When Defending, whether a civil or criminal matter, one must know what one is defending agaist. The accused did not arrest or sue himself, hence the grounds on which a conviction or successful suit may be made is solely in the knowledge of the prosecution/plantiff.
To introduce oneself to the client, take a few basic facts from him or her is as far as one should go until such time as the actual statement is in your possession. This is to avoid taking a long and pointless biography and appearing rather unprofessional.
To put it delicately, some clients have very busy social lives. They complete a number of different engagements and may be uncertain which one is the subject matter of this particular case.
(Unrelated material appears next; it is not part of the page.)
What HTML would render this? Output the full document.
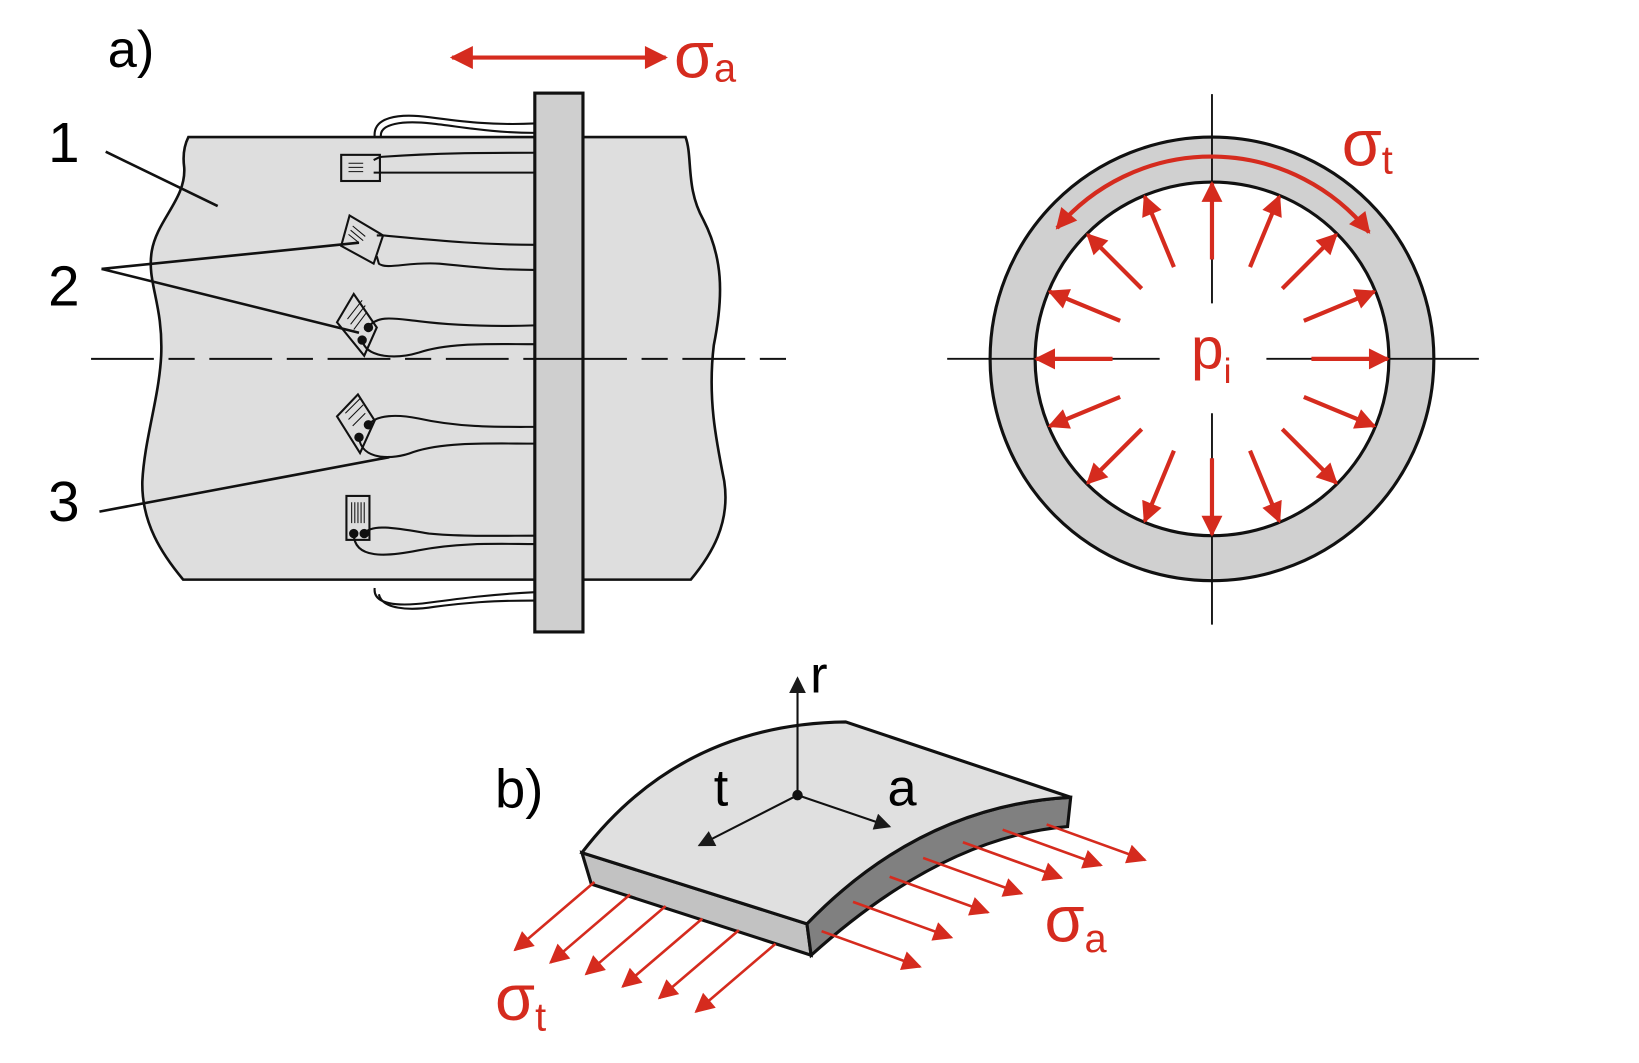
<!DOCTYPE html>
<html><head><meta charset="utf-8"><style>
html,body{margin:0;padding:0;background:#fff}
svg{display:block}
text{font-family:"Liberation Sans",sans-serif}
</style></head><body>
<svg width="1639" height="1063" viewBox="0 0 1566 1016" preserveAspectRatio="none" xmlns="http://www.w3.org/2000/svg">
<defs>
<marker id="rh" viewBox="0 0 10 10" refX="9" refY="5" markerWidth="6.5" markerHeight="5.5" orient="auto-start-reverse" markerUnits="strokeWidth"><path d="M0,0 L10,5 L0,10 z" fill="#d52b1e"/></marker>
<marker id="rr" viewBox="0 0 10 10" refX="9" refY="5" markerWidth="7" markerHeight="5" orient="auto-start-reverse" markerUnits="strokeWidth"><path d="M0,0 L10,5 L0,10 z" fill="#d52b1e"/></marker>
<marker id="rs" viewBox="0 0 10 10" refX="9" refY="5" markerWidth="14" markerHeight="7.5" orient="auto-start-reverse" markerUnits="strokeWidth"><path d="M0,0 L10,5 L0,10 z" fill="#d52b1e"/></marker>
<marker id="bh" viewBox="0 0 10 10" refX="9" refY="5" markerWidth="16" markerHeight="8" orient="auto" markerUnits="strokeWidth"><path d="M0,0 L10,5 L0,10 z" fill="#1a1a1a"/></marker>
</defs>

<text x="103" y="64" font-size="50">a)</text>
<line x1="432" y1="55" x2="636" y2="55" stroke="#d52b1e" stroke-width="4" marker-start="url(#rh)" marker-end="url(#rh)"/>
<text x="644" y="74" font-size="62" fill="#d52b1e">σ<tspan font-size="38" dy="4">a</tspan></text>

<path d="M358,131 C356,112 380,108 410,112 C440,116 470,120 511,118" fill="none" stroke="#111" stroke-width="2"/>
<path d="M364,131 C362,118 385,115 412,118 C440,121 470,127 511,127" fill="none" stroke="#111" stroke-width="2"/>

<path d="M180,131 L655,131 C662,150 655,180 672,210 C690,245 692,280 682,330 C676,380 684,420 692,460 C698,500 680,530 660,554 L175,554 C155,530 135,500 136,460 C138,420 152,380 154,340 C156,290 140,270 145,240 C150,210 178,190 176,160 C174,145 178,135 180,131 z" fill="#dedede" stroke="#111" stroke-width="2.5"/>

<path d="M358,562 C356,578 380,580 410,576 C440,572 470,568 511,566" fill="none" stroke="#111" stroke-width="2"/>
<path d="M362,568 C365,582 390,584 415,580 C445,576 470,574 511,574" fill="none" stroke="#111" stroke-width="2"/>

<line x1="87" y1="343" x2="765" y2="343" stroke="#111" stroke-width="2" stroke-dasharray="60,14,25,14"/>

<g stroke="#111" stroke-width="2" fill="none">
<rect x="326" y="148" width="37" height="25" fill="#ddd"/>
<path d="M333,156h14M333,160h14M333,164h14" stroke-width="1"/>
<path d="M357,153 L363,150 C420,146 460,146 511,146"/>
<path d="M357,165 L511,165"/>
<polygon points="334,206 366,225 357,252 326,235" fill="#ddd"/>
<path d="M335,220l12,10M337,216l12,10M333,224l10,8" stroke-width="1"/>
<path d="M360,225 L366,225 C420,230 460,234 511,234"/>
<path d="M360,245 L362,252 C370,258 390,250 420,252 C460,256 480,258 511,258"/>
<polygon points="338,281 360,313 348,340 322,308" fill="#ddd"/>
<path d="M332,305l14,-18M335,310l14,-18M338,315l12,-16" stroke-width="1"/>
<circle cx="352" cy="313" r="3.5" fill="#111"/><circle cx="346" cy="325" r="3.5" fill="#111"/>
<path d="M352,313 C360,300 380,305 400,307 C440,312 480,312 511,311"/>
<path d="M346,325 C350,343 380,343 400,337 C430,327 470,329 511,329"/>
<polygon points="342,377 358,402 344,433 322,398" fill="#ddd"/>
<path d="M330,395l14,-14M333,401l14,-14M337,407l12,-12" stroke-width="1"/>
<circle cx="352" cy="406" r="3.5" fill="#111"/><circle cx="343" cy="418" r="3.5" fill="#111"/>
<path d="M352,406 C360,396 380,396 400,400 C440,409 480,408 511,408"/>
<path d="M343,418 C345,440 375,440 395,432 C425,422 470,424 511,424"/>
<rect x="331" y="474" width="22" height="42" fill="#ddd"/>
<path d="M336,480v20M339,480v20M342,480v20M345,480v20M348,480v20" stroke-width="1"/>
<circle cx="338" cy="510" r="3.5" fill="#111"/><circle cx="348" cy="510" r="3.5" fill="#111"/>
<path d="M348,510 C355,500 380,505 410,510 C440,513 480,512 511,512"/>
<path d="M338,510 C338,535 370,532 400,526 C440,518 480,520 511,520"/>
</g>

<rect x="511" y="89" width="46" height="515" fill="#cfcfcf" stroke="#111" stroke-width="3"/>
<line x1="511" y1="343" x2="557" y2="343" stroke="#111" stroke-width="2"/>

<g stroke="#111" stroke-width="2.5">
<line x1="101" y1="145" x2="208" y2="197"/>
<line x1="97" y1="257" x2="343" y2="232"/>
<line x1="97" y1="257" x2="343" y2="318"/>
<line x1="95" y1="489" x2="372" y2="437"/>
</g>
<text x="46" y="155" font-size="54">1</text>
<text x="46" y="292" font-size="54">2</text>
<text x="46" y="498" font-size="54">3</text>

<circle cx="1158" cy="343" r="212" fill="#d0d0d0" stroke="#111" stroke-width="3"/>
<circle cx="1158" cy="343" r="169" fill="#fff" stroke="#111" stroke-width="3"/>
<g stroke="#111" stroke-width="1.8">
<line x1="905" y1="343" x2="1108" y2="343"/>
<line x1="1210" y1="343" x2="1413" y2="343"/>
<line x1="1158" y1="90" x2="1158" y2="290"/>
<line x1="1158" y1="395" x2="1158" y2="597"/>
</g>
<g stroke="#d52b1e" stroke-width="4" fill="none">
<g transform="translate(1158,343)">
<line x1="95" y1="0" x2="168" y2="0" marker-end="url(#rr)"/>
<line x1="95" y1="0" x2="168" y2="0" marker-end="url(#rr)" transform="rotate(22.5)"/>
<line x1="95" y1="0" x2="168" y2="0" marker-end="url(#rr)" transform="rotate(45)"/>
<line x1="95" y1="0" x2="168" y2="0" marker-end="url(#rr)" transform="rotate(67.5)"/>
<line x1="95" y1="0" x2="168" y2="0" marker-end="url(#rr)" transform="rotate(90)"/>
<line x1="95" y1="0" x2="168" y2="0" marker-end="url(#rr)" transform="rotate(112.5)"/>
<line x1="95" y1="0" x2="168" y2="0" marker-end="url(#rr)" transform="rotate(135)"/>
<line x1="95" y1="0" x2="168" y2="0" marker-end="url(#rr)" transform="rotate(157.5)"/>
<line x1="95" y1="0" x2="168" y2="0" marker-end="url(#rr)" transform="rotate(180)"/>
<line x1="95" y1="0" x2="168" y2="0" marker-end="url(#rr)" transform="rotate(202.5)"/>
<line x1="95" y1="0" x2="168" y2="0" marker-end="url(#rr)" transform="rotate(225)"/>
<line x1="95" y1="0" x2="168" y2="0" marker-end="url(#rr)" transform="rotate(247.5)"/>
<line x1="95" y1="0" x2="168" y2="0" marker-end="url(#rr)" transform="rotate(270)"/>
<line x1="95" y1="0" x2="168" y2="0" marker-end="url(#rr)" transform="rotate(292.5)"/>
<line x1="95" y1="0" x2="168" y2="0" marker-end="url(#rr)" transform="rotate(315)"/>
<line x1="95" y1="0" x2="168" y2="0" marker-end="url(#rr)" transform="rotate(337.5)"/>
</g>
<path d="M1010,218 A193,193 0 0 1 1308,222" marker-start="url(#rr)" marker-end="url(#rr)"/>
</g>
<text x="1282" y="158" font-size="62" fill="#d52b1e">σ<tspan font-size="38" dy="8">t</tspan></text>
<text x="1138" y="352" font-size="56" fill="#d52b1e">p<tspan font-size="34" dy="14">i</tspan></text>

<text x="473" y="772" font-size="52">b)</text>
<path d="M556,815 L771,883 L775,913 L565,845 z" fill="#c2c2c2" stroke="#111" stroke-width="3"/>
<path d="M771,883 Q880,770 1023,762 L1020,790 Q900,800 775,913 z" fill="#808080" stroke="#111" stroke-width="3"/>
<path d="M556,815 Q650,692 808,690 L1023,762 Q880,770 771,883 z" fill="#e0e0e0" stroke="#111" stroke-width="3"/>
<g stroke="#111" stroke-width="2">
<line x1="762" y1="760" x2="762" y2="648" marker-end="url(#bh)"/>
<line x1="762" y1="760" x2="668" y2="808" marker-end="url(#bh)"/>
<line x1="762" y1="760" x2="850" y2="790" marker-end="url(#bh)"/>
</g>
<circle cx="762" cy="760" r="5" fill="#111"/>
<text x="774" y="662" font-size="50">r</text>
<text x="682" y="770" font-size="50">t</text>
<text x="848" y="770" font-size="50">a</text>

<g stroke="#d52b1e" stroke-width="2.5">
<line x1="568" y1="843" x2="492" y2="908" marker-end="url(#rs)"/>
<line x1="602" y1="855" x2="526" y2="920" marker-end="url(#rs)"/>
<line x1="636" y1="866" x2="560" y2="931" marker-end="url(#rs)"/>
<line x1="671" y1="878" x2="595" y2="943" marker-end="url(#rs)"/>
<line x1="706" y1="889" x2="630" y2="954" marker-end="url(#rs)"/>
<line x1="741" y1="902" x2="665" y2="967" marker-end="url(#rs)"/>
<line x1="785" y1="890" x2="879" y2="924" marker-end="url(#rs)"/>
<line x1="815" y1="862" x2="909" y2="896" marker-end="url(#rs)"/>
<line x1="850" y1="838" x2="944" y2="872" marker-end="url(#rs)"/>
<line x1="882" y1="820" x2="976" y2="854" marker-end="url(#rs)"/>
<line x1="920" y1="805" x2="1014" y2="839" marker-end="url(#rs)"/>
<line x1="958" y1="793" x2="1052" y2="827" marker-end="url(#rs)"/>
<line x1="1000" y1="788" x2="1094" y2="822" marker-end="url(#rs)"/>
</g>
<text x="998" y="900" font-size="62" fill="#d52b1e">σ<tspan font-size="38" dy="10">a</tspan></text>
<text x="473" y="975" font-size="62" fill="#d52b1e">σ<tspan font-size="38" dy="10">t</tspan></text>
</svg>
</body></html>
It in no way enhances your defense when you have a long and confused liturgy full of information which is not relevant.
Wait until such time as you are seised of the actual statements, then put the salient points to your client.
In some cases, the statements conflict to such extent that no conviction or successful lawsuit can result, beyond denials or explanations, your work is limited. In other cases you must do quite a bit of investigation to ascertain who, what where, when.
Of course, without the physical statement in your hand you can’t answer those questions.
It is not particularly wise to get too much biography from a client, for, (to put it delicately) his memory might be a bit faulty and he might contradict himself. The less he says the less can be forgotten.
Once the advocate can limit the purview of the interview to pertinant facts which connect to this particular legal conundrum and no other, one can prepare the case without extraneous material.